FurRag was the first furry site to offer "series" or "collections." A collection is a set created by a user which can contain any story available on the site, and stories can be part of an unlimited number of collections. Anyone who found a collection they were interested in could mark it as a 'favorite' and receive notification whenever a new story is added to it.

Collections could also be made "open," in which case any reader could add stories to the collection, or "moderated," which offered the same freedom but which required the collection's creator to approve a story's addition to the collection. The notion was that readers with a particular set of interests would start groups for those interests, and add any story they encounter that's relevant to those collections.

FurRag's collections can be seen in very similar form on SoFurry (as "groups") and in a somewhat similar form on Weasyl.

FurRag and SoFurry[edit]

During the development of SoFurry, plans had been made to merge FurRag's user base into the new site. FurRag would have then been slowly shut down. After considerable outcry from the FurRag user community over perceived differences in focus--FurRag being seen as more of a writers' community than a reader-focused archive site--these plans were shelved. FurRag continued as an independent site. While Alex continued to provide hosting for FurRag, he withdrew from day-to-day operations, joining SoFurry's staff as a designer.

Data breach and shutdown[edit]

In September 13, Alex posted a message to FurRag's forum:

I've been made aware of a list of usernames, e-mail addresses and MD5 hashes that has been leaked and determined that it was stolen from FurRag on 2 September.

For the security of our users I'm putting the site in Maintenance Mode until further notice, while I seek help in investigating the source of the security breach, the nature and extent of it, and what solutions there can be.

In the meantime, I advise you all to change the password on any accounts you have that use the same e-mail and password combination as you use for FurRag. Note that this is precautionary advice: there's currently no evidence that anyone has access to your password.

Alex believed that the list contained usernames from multiple sites that used the EFiction software.
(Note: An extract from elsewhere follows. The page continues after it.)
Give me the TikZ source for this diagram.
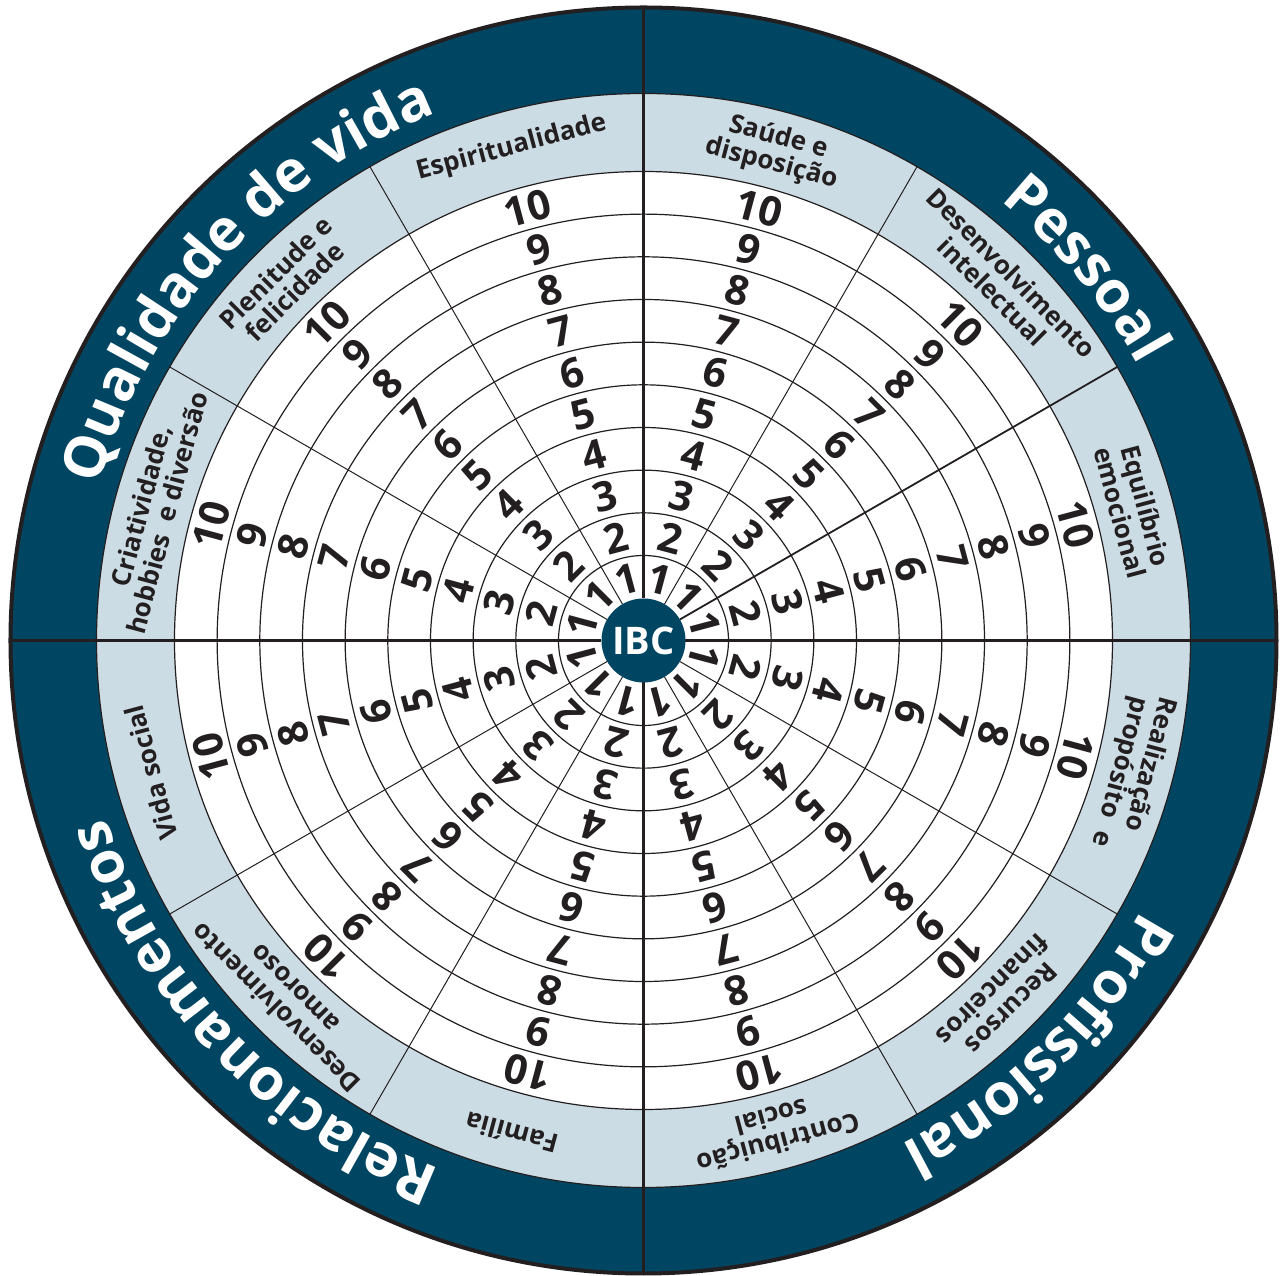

A follow-up post on September 29th announced FurRag would not re-open:

I've had only limited success in securing information about why the list of usernames, e-mail addresses, and password hashes was able to be retrieved. (...) I've reached out to a few nerd acquaintances, none of whom are available to review and overhaul the codebase. This is understandable; it's a massive amount of work and it's a serious responsibility.

(...) All this means that, as it currently looks, FurRag is destined for the knacker's yard. We can't in good conscience keep the site up, knowing that our users' information is at risk due to unknown and unfixed security flaws in the codebase. We don't have the resources to fix it ourselves.

FurRag will be shut down, but I'm currently investigating how to best do that. On the one hand, it would be good to leave the site on in a read-only fashion so that folks can get at their stories and comments and archive them somehow; on the other hand, doing so would prevent folks from being able to delete stories, or their own profiles, should they not wish them to be available anymore. Further, it does not currently appear that the eFiction codebase even has a facility for a read-only mode.

In February 2014, Chipotle was given access by Alex to the source code and database in order to create a static version of the site, allowing existing content to be read but not added to (this is no longer the case). FurRag's forums remain open.


Site mascots[edit]

When the site was first created, Alex Vance commissioned artist Kamui to design four characters to represent the four user types originally devised in FurRag's functionality scheme. With the April 2007 update, the number was reduced to three. The mascots were Jack Rad, a fox who represented the reader; Nick Brilliant, a solitary wolf who represented the writer; and Dick McCritic, a raccoon who represented the editor.